Foy, who is best known for playing Queen Elizabeth II in The Crown – another historical figure who has to keep up appearances in times of crisis – notes that despite the wealth of materials written about the Apollo missions, there is very little material available on Janet Armstrong.
“I never got to meet Janet, unfortunately,” says Foy. “But I was very lucky to be welcomed by the Armstrong family, by Rick and Mark, who gave me so much information and help with portraying their mother.”
“We have computers in our pockets that are more powerful than the ones that got us to the moon” became a mantra during the film’s pre-production period. Director Chazelle remains awestruck by the madness and impossibility of what Nasa and Armstrong achieved.

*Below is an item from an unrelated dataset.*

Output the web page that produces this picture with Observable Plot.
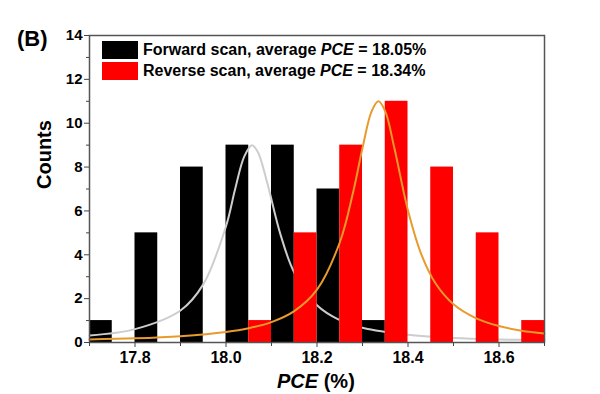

“This idea of how difficult it is to, say, break free of Earth’s atmosphere, how difficult it is to break free of Earth’s orbit as they did in the ’60s, and of course how difficult it is to go all the way to the moon,” says the Academy Award-winning director. “And the magnitude of distance that that represents. Now we have the benefit of living in the afterglow of the success story of the moon landing. For me, it was important to show how crazy the whole thing was. It was a potentially insane enterprise that just happened to work and it worked because of these incredibly brave, hardworking individuals.”